Но еще важнее стало то, что имя Чжоу Эньлая использовали простые китайцы, которые, славя это имя, выражая уважение к нему, выражали свой протест против политики руководителей КПК. Народ воспользовался тем, что имя Чжоу Эньлая не было дискредитировано в партийных документах, тем, что власти не могли, по крайней мере временно, открыто осуждать Чжоу Эньлая и тех, кто выражал свое уважение к его памяти. Поэтому протест народа проявился в такой странной на первый взгляд форме, как массовые демонстрации после смерти Чжоу Эньлая под лозунгами: «Защитим Чжоу Эньлая!»; «Те, кто выступают против Чжоу Эньлая, добром не кончат!».
Характерно и то, что кампания массовых протестов против политики времен «культурной революции» началась после того, как китайцы начали использовать простой предлог: имя Чжоу Эньлая не появилось в печати наряду с именами других руководителей в подборке высказываний о погибшем в 1960-х гг. в результате несчастного случая солдате НОАК Лэй Фэне, которого славили как образец почитания Мао Цзэдуна.
Итак, Чжоу Эньлай до конца своих дней самим фактом своего существования участвовал в политической борьбе внутри руководства КПК. После смерти в борьбе стало активно использоваться его имя.

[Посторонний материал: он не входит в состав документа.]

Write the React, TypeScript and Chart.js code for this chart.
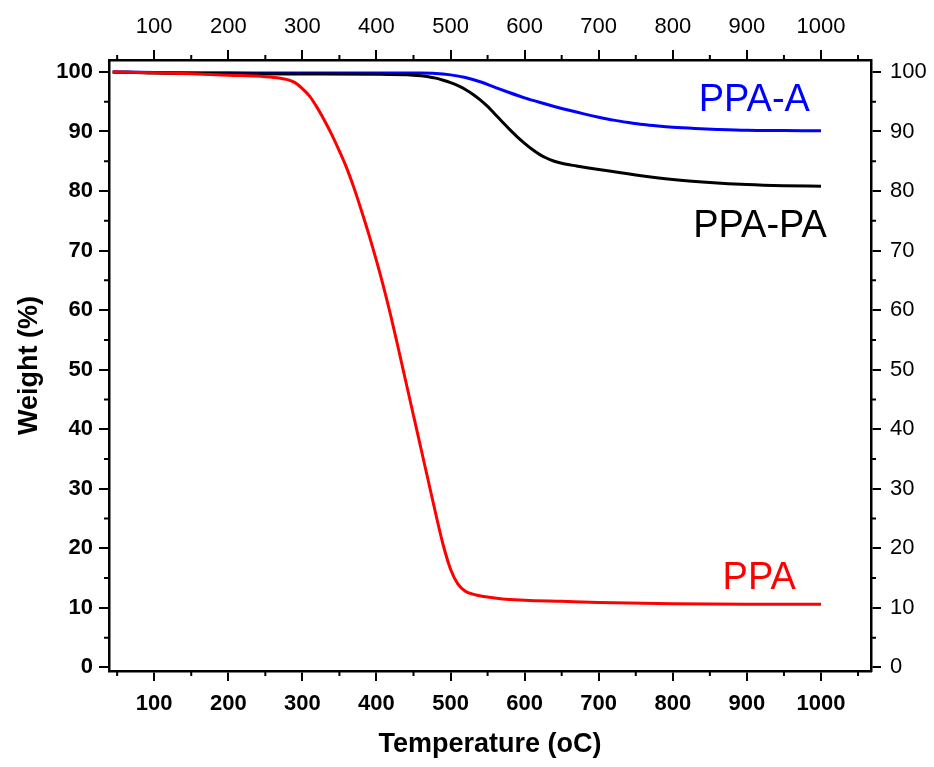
import React, { useEffect, useRef } from 'react';
import { Chart, registerables } from 'chart.js';

Chart.register(...registerables);

// ---- data ----
const TEMP_PPA = [44, 100, 150, 200, 250, 270, 280, 290, 300, 310, 320, 330, 340, 350, 360, 370, 380, 390, 400, 410, 420, 430, 440, 450, 460, 470, 480, 490, 500, 510, 520, 530, 545, 570, 600, 650, 700, 800, 900, 1000];
const WEIGHT_PPA = [100, 99.85, 99.7, 99.45, 99.2, 98.95, 98.7, 98.2, 97.2, 95.9, 94.0, 91.8, 89.4, 86.7, 83.8, 80.4, 76.6, 72.6, 68.3, 63.7, 58.7, 53.3, 47.8, 42.3, 36.8, 31.3, 25.8, 20.6, 16.5, 14.0, 12.8, 12.3, 11.9, 11.5, 11.3, 11.1, 10.9, 10.7, 10.6, 10.6];

const TEMP_PPAPA = [44, 100, 200, 300, 400, 450, 460, 470, 480, 490, 500, 510, 520, 530, 540, 550, 560, 570, 580, 590, 600, 610, 620, 630, 640, 650, 670, 700, 750, 800, 850, 900, 950, 1000];
const WEIGHT_PPAPA = [100, 99.8, 99.7, 99.65, 99.6, 99.45, 99.35, 99.2, 98.95, 98.6, 98.2, 97.7, 97.05, 96.25, 95.3, 94.2, 92.9, 91.6, 90.3, 89.1, 88.0, 87.0, 86.15, 85.5, 85.0, 84.65, 84.2, 83.6, 82.7, 81.95, 81.45, 81.1, 80.9, 80.8];

const TEMP_PPAA = [44, 100, 200, 300, 400, 460, 480, 500, 520, 540, 560, 580, 600, 620, 640, 660, 680, 700, 720, 740, 760, 780, 800, 830, 860, 900, 950, 1000];
const WEIGHT_PPAA = [100, 99.9, 99.85, 99.8, 99.8, 99.8, 99.75, 99.5, 99.05, 98.35, 97.4, 96.5, 95.65, 94.9, 94.2, 93.55, 92.95, 92.4, 91.9, 91.5, 91.15, 90.9, 90.7, 90.5, 90.35, 90.2, 90.15, 90.1];

const SERIES_NAMES = ['PPA', 'PPA-PA', 'PPA-A'];
const SERIES_COLORS = ['#ff0000', '#000000', '#0000ff'];

const X_TICKS = [100, 200, 300, 400, 500, 600, 700, 800, 900, 1000];
const X_MINOR = [50, 150, 250, 350, 450, 550, 650, 750, 850, 950, 1050];
const Y_TICKS = [0, 10, 20, 30, 40, 50, 60, 70, 80, 90, 100];
const Y_MINOR = [5, 15, 25, 35, 45, 55, 65, 75, 85, 95];
const X_MIN = 39;
const X_MAX = 1067.5;
const Y_MIN = -0.6;
const Y_MAX = 102;

const X_TITLE = 'Temperature (oC)';
const Y_TITLE = 'Weight (%)';

// curve labels (anchored in data coordinates, right-aligned at baseline)
const LABEL_TEXT = ['PPA-A', 'PPA-PA', 'PPA'];
const LABEL_COLOR = ['#0000ff', '#000000', '#ff0000'];
const LABEL_T = [985, 1008, 966];
const LABEL_W = [93.45, 72.3, 13.1];

const FONT = '"Liberation Sans", Arial, Helvetica, sans-serif';

const toPoints = (xs: number[], ys: number[]) => xs.map((x, i) => ({ x, y: ys[i] }));

const minorTicksPlugin = {
  id: 'minorTicks',
  afterDraw(chart: any) {
    const { ctx, chartArea, scales } = chart;
    const { left, right, top, bottom } = chartArea;
    const len = 5;
    ctx.save();
    ctx.strokeStyle = '#000';
    ctx.lineWidth = 2;
    ctx.beginPath();
    X_MINOR.forEach((v) => {
      const px = scales.x.getPixelForValue(v);
      ctx.moveTo(px, bottom);
      ctx.lineTo(px, bottom + len);
      ctx.moveTo(px, top);
      ctx.lineTo(px, top - len);
    });
    Y_MINOR.forEach((v) => {
      const py = scales.y.getPixelForValue(v);
      ctx.moveTo(left, py);
      ctx.lineTo(left - len, py);
      ctx.moveTo(right, py);
      ctx.lineTo(right + len, py);
    });
    ctx.stroke();
    ctx.restore();
  },
};

const curveLabelsPlugin = {
  id: 'curveLabels',
  afterDatasetsDraw(chart: any) {
    const { ctx, scales } = chart;
    ctx.save();
    ctx.font = `38px ${FONT}`;
    ctx.textAlign = 'right';
    ctx.textBaseline = 'alphabetic';
    LABEL_TEXT.forEach((t, i) => {
      ctx.fillStyle = LABEL_COLOR[i];
      ctx.fillText(t, scales.x.getPixelForValue(LABEL_T[i]), scales.y.getPixelForValue(LABEL_W[i]));
    });
    ctx.restore();
  },
};

const axisCommon = (bold: boolean, padding: number) => ({
  type: 'linear' as const,
  grid: { drawOnChartArea: false, drawTicks: true, tickLength: 10, tickWidth: 2, tickColor: '#000', lineWidth: 2, color: '#000' },
  border: { display: true, color: '#000', width: 2.5 },
  ticks: {
    color: '#000',
    font: { family: FONT, size: 22, weight: bold ? 'bold' : 'normal' },
    padding,
    autoSkip: false,
    maxRotation: 0,
    callback: (v: any) => String(v),
  },
});

export default function App() {
  const ref = useRef<HTMLCanvasElement>(null);

  useEffect(() => {
    if (!ref.current) return;
    const datasets = [
      { label: SERIES_NAMES[0], data: toPoints(TEMP_PPA, WEIGHT_PPA) },
      { label: SERIES_NAMES[1], data: toPoints(TEMP_PPAPA, WEIGHT_PPAPA) },
      { label: SERIES_NAMES[2], data: toPoints(TEMP_PPAA, WEIGHT_PPAA) },
    ].map((d, i) => ({
      ...d,
      borderColor: SERIES_COLORS[i],
      backgroundColor: SERIES_COLORS[i],
      borderWidth: 3,
      pointRadius: 0,
      fill: false,
      cubicInterpolationMode: 'monotone' as const,
      xAxisID: 'x',
      yAxisID: 'y',
    }));

    const chart = new Chart(ref.current, {
      type: 'line',
      data: { datasets },
      options: {
        animation: false,
        responsive: true,
        maintainAspectRatio: false,
        layout: { padding: 0 },
        plugins: { legend: { display: false }, tooltip: { enabled: false } },
        scales: {
          x: {
            ...axisCommon(true, 10),
            position: 'bottom',
            min: X_MIN,
            max: X_MAX,
            afterBuildTicks: (s: any) => { s.ticks = X_TICKS.map((value) => ({ value })); },
            afterFit: (s: any) => { s.height = 96; },
            title: { display: true, text: X_TITLE, color: '#000', font: { family: FONT, size: 27, weight: 'bold' }, padding: { top: 0, bottom: 6 } },
          },
          x2: {
            ...axisCommon(false, 10),
            position: 'top',
            min: X_MIN,
            max: X_MAX,
            afterBuildTicks: (s: any) => { s.ticks = X_TICKS.map((value) => ({ value })); },
            afterFit: (s: any) => { s.height = 60; },
          },
          y: {
            ...axisCommon(true, 6),
            position: 'left',
            min: Y_MIN,
            max: Y_MAX,
            afterBuildTicks: (s: any) => { s.ticks = Y_TICKS.map((value) => ({ value })); },
            afterFit: (s: any) => { s.width = 109; },
            title: { display: true, text: Y_TITLE, color: '#000', font: { family: FONT, size: 27, weight: 'bold' }, padding: { top: 13, bottom: 0 } },
          },
          y2: {
            ...axisCommon(false, 9),
            position: 'right',
            min: Y_MIN,
            max: Y_MAX,
            afterBuildTicks: (s: any) => { s.ticks = Y_TICKS.map((value) => ({ value })); },
            afterFit: (s: any) => { s.width = 63; },
          },
        },
      } as any,
      plugins: [minorTicksPlugin, curveLabelsPlugin],
    });
    return () => chart.destroy();
  }, []);

  return (
    <div style={{ position: 'absolute', left: 0, top: 0, width: 934, height: 767, background: '#fff' }}>
      <canvas ref={ref} />
    </div>
  );
}
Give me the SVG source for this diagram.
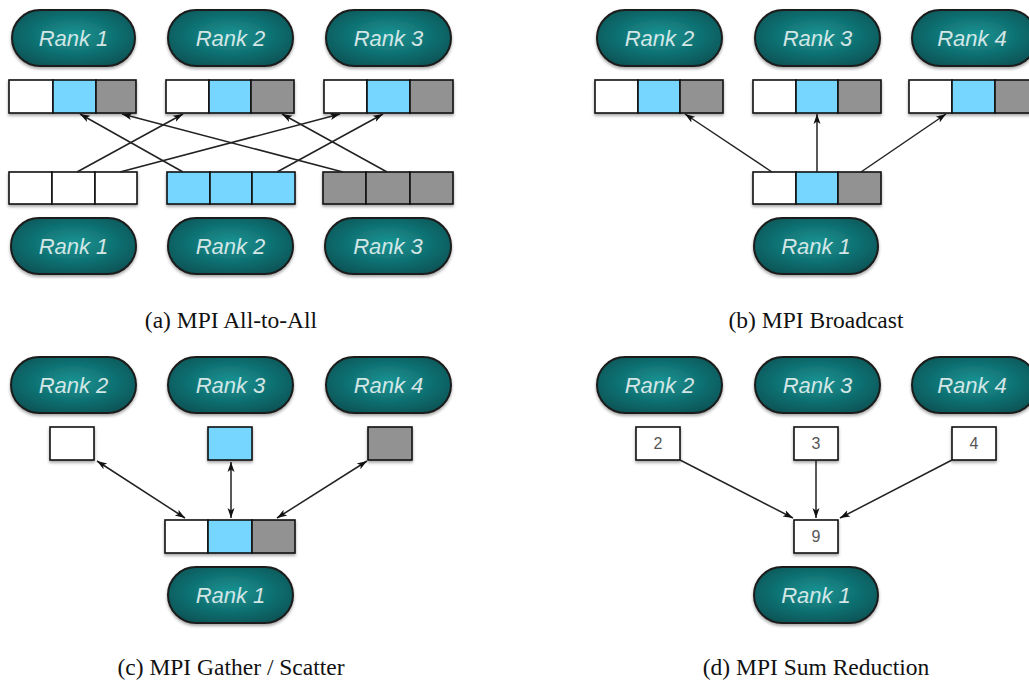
<svg xmlns="http://www.w3.org/2000/svg" width="1029" height="682" viewBox="0 0 1029 682">
<defs>
<radialGradient id="tealG" cx="50%" cy="45%" r="60%">
<stop offset="0" stop-color="#189494"/>
<stop offset="1" stop-color="#0a5557"/>
</radialGradient>
<filter id="sh" x="-20%" y="-20%" width="140%" height="150%">
<feDropShadow dx="0" dy="2" stdDeviation="1.5" flood-color="#000" flood-opacity="0.35"/>
</filter>
<marker id="ah" viewBox="0 0 10 10" refX="10" refY="5" markerWidth="10" markerHeight="10" markerUnits="userSpaceOnUse" orient="auto-start-reverse">
<path d="M0,1.5 L10,5 L0,8.5 L2.5,5 Z" fill="#111"/>
</marker>
<style>
.pill{fill:url(#tealG);stroke:#1c1c1c;stroke-width:2;filter:url(#sh)}
.pl{font-family:"Liberation Sans",Arial,sans-serif;font-style:italic;font-size:22px;fill:#d3e6e6;text-anchor:middle}
.cw{fill:#ffffff;stroke:#111;stroke-width:1.6}
.cb{fill:#76d6ff;stroke:#111;stroke-width:1.6}
.cg{fill:#929292;stroke:#111;stroke-width:1.6}
.arr{filter:url(#sh)}
.num{font-family:"Liberation Sans",Arial,sans-serif;font-size:16px;fill:#555;text-anchor:middle}
.cap{font-family:"Liberation Serif","Times New Roman",serif;font-size:23.5px;fill:#111;text-anchor:middle}
.ln{stroke:#222;stroke-width:1.5;fill:none}
.one{marker-end:url(#ah)}
.two{marker-start:url(#ah);marker-end:url(#ah)}
</style>
</defs>

<!-- Panel (a) -->
<g id="a-top-rank1"><rect class="pill" x="12" y="10" width="123" height="56" rx="28"/><text class="pl" x="73.5" y="46">Rank 1</text></g>
<g id="a-top-rank2"><rect class="pill" x="168" y="10" width="125" height="56" rx="28"/><text class="pl" x="230.5" y="46">Rank 2</text></g>
<g id="a-top-rank3"><rect class="pill" x="326" y="10" width="125" height="56" rx="28"/><text class="pl" x="388.5" y="46">Rank 3</text></g>

<g id="a-top-arr1" class="arr"><rect class="cw" x="9" y="80" width="44" height="33"/><rect class="cb" x="53" y="80" width="43" height="33"/><rect class="cg" x="96" y="80" width="40" height="33"/></g>
<g id="a-top-arr2" class="arr"><rect class="cw" x="166" y="80" width="43" height="33"/><rect class="cb" x="209" y="80" width="42" height="33"/><rect class="cg" x="251" y="80" width="43" height="33"/></g>
<g id="a-top-arr3" class="arr"><rect class="cw" x="324" y="80" width="43" height="33"/><rect class="cb" x="367" y="80" width="43" height="33"/><rect class="cg" x="410" y="80" width="43" height="33"/></g>

<g id="a-bot-arr1" class="arr"><rect class="cw" x="9" y="172" width="43" height="32"/><rect class="cw" x="52" y="172" width="43" height="32"/><rect class="cw" x="95" y="172" width="42" height="32"/></g>
<g id="a-bot-arr2" class="arr"><rect class="cb" x="167" y="172" width="43" height="32"/><rect class="cb" x="210" y="172" width="42" height="32"/><rect class="cb" x="252" y="172" width="43" height="32"/></g>
<g id="a-bot-arr3" class="arr"><rect class="cg" x="323" y="172" width="43" height="32"/><rect class="cg" x="366" y="172" width="44" height="32"/><rect class="cg" x="410" y="172" width="43" height="32"/></g>

<g id="a-bot-rank1"><rect class="pill" x="11" y="218" width="125" height="56" rx="28"/><text class="pl" x="73.5" y="254">Rank 1</text></g>
<g id="a-bot-rank2"><rect class="pill" x="168" y="218" width="125" height="56" rx="28"/><text class="pl" x="230.5" y="254">Rank 2</text></g>
<g id="a-bot-rank3"><rect class="pill" x="325" y="218" width="126" height="56" rx="28"/><text class="pl" x="388" y="254">Rank 3</text></g>

<!-- Panel (b) -->
<g id="b-top-rank2"><rect class="pill" x="597" y="10" width="125" height="56" rx="28"/><text class="pl" x="659.5" y="46">Rank 2</text></g>
<g id="b-top-rank3"><rect class="pill" x="755" y="10" width="125" height="56" rx="28"/><text class="pl" x="817.5" y="46">Rank 3</text></g>
<g id="b-top-rank4"><rect class="pill" x="912" y="10" width="125" height="56" rx="28"/><text class="pl" x="972" y="46">Rank 4</text></g>

<g id="b-top-arr1" class="arr"><rect class="cw" x="595" y="80" width="43" height="33"/><rect class="cb" x="638" y="80" width="42" height="33"/><rect class="cg" x="680" y="80" width="43" height="33"/></g>
<g id="b-top-arr2" class="arr"><rect class="cw" x="753" y="80" width="43" height="33"/><rect class="cb" x="796" y="80" width="42" height="33"/><rect class="cg" x="838" y="80" width="43" height="33"/></g>
<g id="b-top-arr3" class="arr"><rect class="cw" x="909" y="80" width="43" height="33"/><rect class="cb" x="952" y="80" width="43" height="33"/><rect class="cg" x="995" y="80" width="43" height="33"/></g>

<g id="b-bot-arr" class="arr"><rect class="cw" x="753" y="172" width="43" height="32"/><rect class="cb" x="796" y="172" width="42" height="32"/><rect class="cg" x="838" y="172" width="43" height="32"/></g>
<g id="b-bot-rank1"><rect class="pill" x="754" y="218" width="124" height="56" rx="28"/><text class="pl" x="816" y="254">Rank 1</text></g>

<!-- Panel (c) -->
<g id="c-top-rank2"><rect class="pill" x="11" y="357" width="125" height="56" rx="28"/><text class="pl" x="73.5" y="393">Rank 2</text></g>
<g id="c-top-rank3"><rect class="pill" x="168" y="357" width="125" height="56" rx="28"/><text class="pl" x="230.5" y="393">Rank 3</text></g>
<g id="c-top-rank4"><rect class="pill" x="326" y="357" width="125" height="56" rx="28"/><text class="pl" x="388.5" y="393">Rank 4</text></g>

<g id="c-box2" class="arr"><rect class="cw" x="50" y="427" width="44" height="33"/></g>
<g id="c-box3" class="arr"><rect class="cb" x="208" y="427" width="44" height="33"/></g>
<g id="c-box4" class="arr"><rect class="cg" x="368" y="427" width="44" height="33"/></g>

<g id="c-bot-arr" class="arr"><rect class="cw" x="165" y="520" width="43" height="33"/><rect class="cb" x="208" y="520" width="44" height="33"/><rect class="cg" x="252" y="520" width="43" height="33"/></g>
<g id="c-bot-rank1"><rect class="pill" x="168" y="567" width="125" height="56" rx="28"/><text class="pl" x="230.5" y="603">Rank 1</text></g>

<!-- Panel (d) -->
<g id="d-top-rank2"><rect class="pill" x="597" y="357" width="125" height="56" rx="28"/><text class="pl" x="659.5" y="393">Rank 2</text></g>
<g id="d-top-rank3"><rect class="pill" x="755" y="357" width="125" height="56" rx="28"/><text class="pl" x="817.5" y="393">Rank 3</text></g>
<g id="d-top-rank4"><rect class="pill" x="912" y="357" width="125" height="56" rx="28"/><text class="pl" x="972" y="393">Rank 4</text></g>

<g id="d-box2"><rect class="cw arr" x="636" y="427" width="44" height="33"/><text class="num" x="658" y="449">2</text></g>
<g id="d-box3"><rect class="cw arr" x="794" y="427" width="44" height="33"/><text class="num" x="816" y="449">3</text></g>
<g id="d-box4"><rect class="cw arr" x="952" y="427" width="44" height="33"/><text class="num" x="974" y="449">4</text></g>
<g id="d-box9"><rect class="cw arr" x="794" y="520" width="44" height="33"/><text class="num" x="816" y="542">9</text></g>
<g id="d-bot-rank1"><rect class="pill" x="754" y="567" width="124" height="56" rx="28"/><text class="pl" x="816" y="603">Rank 1</text></g>

<!-- Connectors -->
<g id="connectors">
<line class="ln one" x1="77" y1="172" x2="183" y2="114"/>
<line class="ln one" x1="120" y1="172" x2="340" y2="114"/>
<line class="ln one" x1="183" y1="172" x2="80" y2="114"/>
<line class="ln one" x1="277" y1="172" x2="383" y2="114"/>
<line class="ln one" x1="343" y1="172" x2="122" y2="114"/>
<line class="ln one" x1="387" y1="172" x2="282" y2="114"/>

<line class="ln one" x1="772" y1="172" x2="685" y2="114"/>
<line class="ln one" x1="817" y1="172" x2="817" y2="114"/>
<line class="ln one" x1="861" y1="172" x2="946" y2="114"/>

<line class="ln two" x1="97" y1="461" x2="185" y2="518"/>
<line class="ln two" x1="231" y1="462" x2="231" y2="518"/>
<line class="ln two" x1="367" y1="461" x2="277" y2="518"/>

<line class="ln one" x1="680" y1="460" x2="793" y2="518"/>
<line class="ln one" x1="816" y1="460" x2="816" y2="518"/>
<line class="ln one" x1="952" y1="460" x2="840" y2="518"/>
</g>

<!-- Captions -->
<g id="captions">
<text class="cap" x="231" y="328">(a) MPI All-to-All</text>
<text class="cap" x="816" y="328">(b) MPI Broadcast</text>
<text class="cap" x="231" y="675">(c) MPI Gather / Scatter</text>
<text class="cap" x="816" y="675">(d) MPI Sum Reduction</text>
</g>
</svg>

При этом его именем пользовались и сторонники, и противники. Но самое важное, пожалуй, что именем Чжоу Эньлая воспользовались униженные и страдавшие в Китае, которые действовали спонтанно, в подавляющей части без какой-либо связи с номенклатурой, не по ее наущениям. Людям при правлении Мао Цзэдуна жилось плохо, и они выражали свой протест, их настроения пытались использовать различные части партийной номенклатуры. Но об этом подробнее в следующей главе.